You feel down for taking too long to make a good lunch when you should be back at the keyboard hacking out another submission.  But all the convenient food was used on the work days.  Worse you know the work you have been throwing into the web is one of the worse ways to get the result you want.  You have found yourself in the company of employment councillors off and on for close to 20 years.  The refrain has always been 80% of jobs are not posted, its who you know, NETWORKING.  This advice, well your opinion of it requires some anatomically impossible things done without consent. Its not even that it doesn't work. You have had successes in past.  Its just so hard, painfully hard.  You know you should call some of the places on your list, you know who you want to talk with.
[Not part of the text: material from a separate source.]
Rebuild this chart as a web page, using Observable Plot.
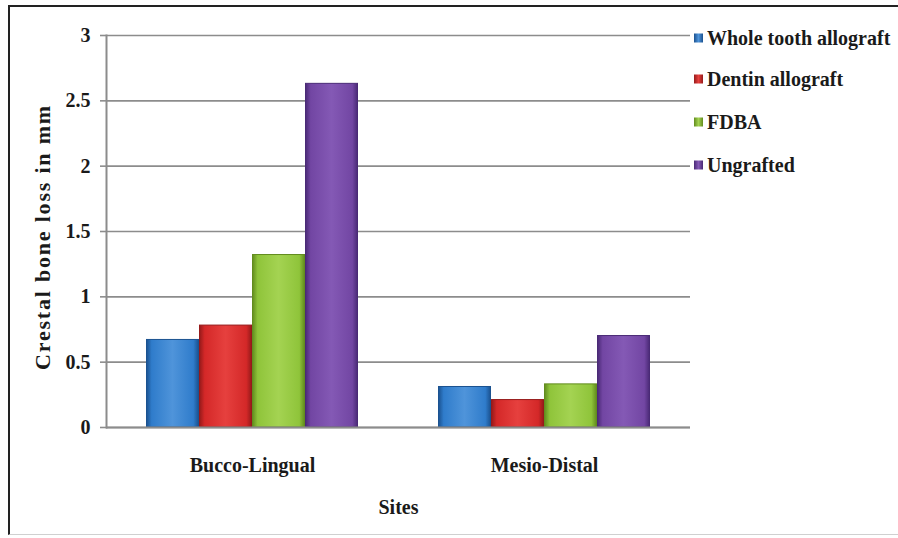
<!DOCTYPE html>
<html><head><meta charset="utf-8">
<script src="https://cdn.jsdelivr.net/npm/d3@7"></script>
<script src="https://cdn.jsdelivr.net/npm/@observablehq/plot@0.6"></script>
<style>
body{margin:0;background:#fff;}
#wrap{position:relative;width:898px;height:538px;overflow:hidden;font-family:"Liberation Serif",serif;color:#1a1a1a;}
#border{position:absolute;left:8px;top:5px;width:892px;height:530px;border-left:2px solid #222;border-top:2px solid #222;border-bottom:1px solid #d0d0d0;box-sizing:border-box;}
#chart{position:absolute;left:0;top:0;}
#chart svg, #chart svg text{font-family:"Liberation Serif",serif !important;font-weight:bold;}
#ylab{position:absolute;left:43px;top:237px;transform:translate(-50%,-50%) rotate(-90deg);white-space:nowrap;font-family:"Liberation Serif",serif;font-weight:bold;font-size:22px;letter-spacing:1.8px;}
.item{position:absolute;left:694px;display:flex;align-items:center;white-space:nowrap;font-family:"Liberation Serif",serif;font-weight:bold;font-size:20px;transform:translateY(-50%);}
.sw{width:9px;height:9px;margin-right:4px;}
</style></head>
<body>
<div id="wrap">
  <div id="border"></div>
  <div id="chart"></div>
  <div id="ylab">Crestal bone loss in mm</div>
  <div id="legend"></div>
</div>
<script>
const sites = ["Bucco-Lingual", "Mesio-Distal"];
const series = ["Whole tooth allograft", "Dentin allograft", "FDBA", "Ungrafted"];
const buccoLingual = [0.67, 0.78, 1.32, 2.63];
const mesioDistal = [0.31, 0.21, 0.33, 0.70];
const yTicks = [0, 0.5, 1, 1.5, 2, 2.5, 3];
const baseColors = ["#2f7ccb", "#d42828", "#8fc43a", "#7246a3"];
const darkColors = ["#1b5290", "#961a1a", "#628c1e", "#4a2a76"];
const lightColors = ["#4f94da", "#e6403e", "#a4d352", "#8459b5"];

const data = [];
sites.forEach((site, i) => {
  const vals = i === 0 ? buccoLingual : mesioDistal;
  series.forEach((s, j) => data.push({site, series: s, value: vals[j]}));
});

const plot = Plot.plot({
  width: 700, height: 538,
  marginLeft: 105, marginRight: 10, marginTop: 35, marginBottom: 111,
  style: {fontFamily: "Liberation Serif", fontWeight: "bold", fontSize: "20px", color: "#1a1a1a", background: "transparent"},
  fx: {domain: sites, padding: 0, label: null},
  x: {domain: series, paddingInner: 0, paddingOuter: 0.75, axis: null},
  y: {domain: [0, 3]},
  color: {domain: series, range: baseColors},
  marks: [
    Plot.gridY(yTicks, {stroke: "#8c8c8c", strokeOpacity: 1, strokeWidth: 1.6}),
    Plot.axisY(yTicks, {tickSize: 6, tickPadding: 10, stroke: "#8c8c8c", strokeWidth: 1.6, label: null, tickFormat: d => String(d), fontSize: 20}),
    Plot.barY(data, {fx: "site", x: "series", y: "value", fill: "series", insetLeft: 0.5, insetRight: 0.5}),
    Plot.ruleY([0], {stroke: "#8c8c8c", strokeWidth: 2}),
    Plot.frame({anchor: "left", facetAnchor: "left", stroke: "#8c8c8c", strokeWidth: 2}),
    Plot.axisFx({anchor: "bottom", tickSize: 0, tickPadding: 30, fontSize: 20, label: "Sites", labelAnchor: "center", labelOffset: 86})
  ]
});
document.getElementById("chart").appendChild(plot);

// gradients for the bevelled bar look
const svg = d3.select(plot);
const defs = svg.insert("defs", ":first-child");
baseColors.forEach((c, i) => {
  const g = defs.append("linearGradient").attr("id", "grad" + i).attr("x1", "0").attr("x2", "1").attr("y1", "0").attr("y2", "0");
  g.append("stop").attr("offset", "0%").attr("stop-color", darkColors[i]);
  g.append("stop").attr("offset", "10%").attr("stop-color", c);
  g.append("stop").attr("offset", "50%").attr("stop-color", lightColors[i]);
  g.append("stop").attr("offset", "90%").attr("stop-color", c);
  g.append("stop").attr("offset", "100%").attr("stop-color", darkColors[i]);
});
svg.selectAll("g[aria-label=bar] rect").each(function() {
  const f = this.getAttribute("fill");
  const i = baseColors.indexOf(f);
  if (i >= 0) {
    this.setAttribute("fill", `url(#grad${i})`);
    this.setAttribute("stroke", darkColors[i]);
    this.setAttribute("stroke-width", "1");
  }
});

// legend
const legendY = [38, 79, 122, 165];
const legend = document.getElementById("legend");
series.forEach((s, i) => {
  const d = document.createElement("div");
  d.className = "item";
  d.style.top = legendY[i] + "px";
  d.innerHTML = `<span class="sw" style="background:linear-gradient(90deg, ${darkColors[i]}, ${lightColors[i]}, ${darkColors[i]})"></span><span>${s}</span>`;
  legend.appendChild(d);
});
</script>
</body></html>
And you look at the phone and you chicken out.  Or if you don't you're likely to have stammering opening that leaves all the wrong impressions.   And then you try to do it again.  You can't do this too many times.   You try to ignore the feeling that you could fail a Turing test when trying to introduce yourself over the phone.   You think back now and understand your best successes at this occurred at a time and place where my day to day survival was secure.  I could afford the slow recharge. 

There are always a couple things in the back of your mind as you approach any conversation about work.  You're always ashamed that you either don't have a job or are seeking a better job.  But lets be real you don't have a job on these days, nothing lasting.  So you start with shame, and add to it the feeling that your asking for a favour that they don't want to give, and you are asking for MONEY.  Asking for one of two would be bad enough, but at once makes you clamp up.  It don't matter that you are ten steps away from even thinking about salary negotiation ( you have heard rumors about this but you don't believe it, just like you don't believe people can pound in fence posts with just a mallet.)  No, when work is on the table, then money is on the table and it is awkward.   Its close to the end of the business day, your'e hungry again and your brain is tired.  

You put on the show you were watching last and disconnect. The number of things not crossed off from your list is far longer than the things you have crossed off.  You're ashamed of that, and if you let that get to you tomorrow could be a bad day too.  You hope some day to get it right, to get some work that lasts more than 2.5 years.  Work where you know your role, have trust and autonomy, with access to a good mentor.  Its a fight for you to get through the steps at a level that gets any results.  You have been fighting this fight, most of your adult life, it angers you.  On the bad days it is a impotent anger, you know what the input should be, you know what the outcome should be and even know most of the parts in-between but it never comes together.  So you take the next contract, its too far away, the work does nothing to advance your plan, but the rent is coming, the rent is always coming.  

Your next bad day is on the job site. No one else notices, you showed up on time, worked hard and smart enough to make a good impression.  You hid behind some gallows humour and stuck to yourself for most of the day.  But your tired of being an expendable piece of commodity labour, the new guy every few, days, weeks, or months.  Your've all but forgotten you had jobs where you had bigger responsibilities.  And no matter how much work you undertake, you can't shake the feeling that non of your past experience is any good now.  So you take the next contract, you hope it will turn into something that will stick, you know it won't. If you're lucky the commute will be short enough that you might, just be able to have enough left over to stay a head, but the next bad day is coming.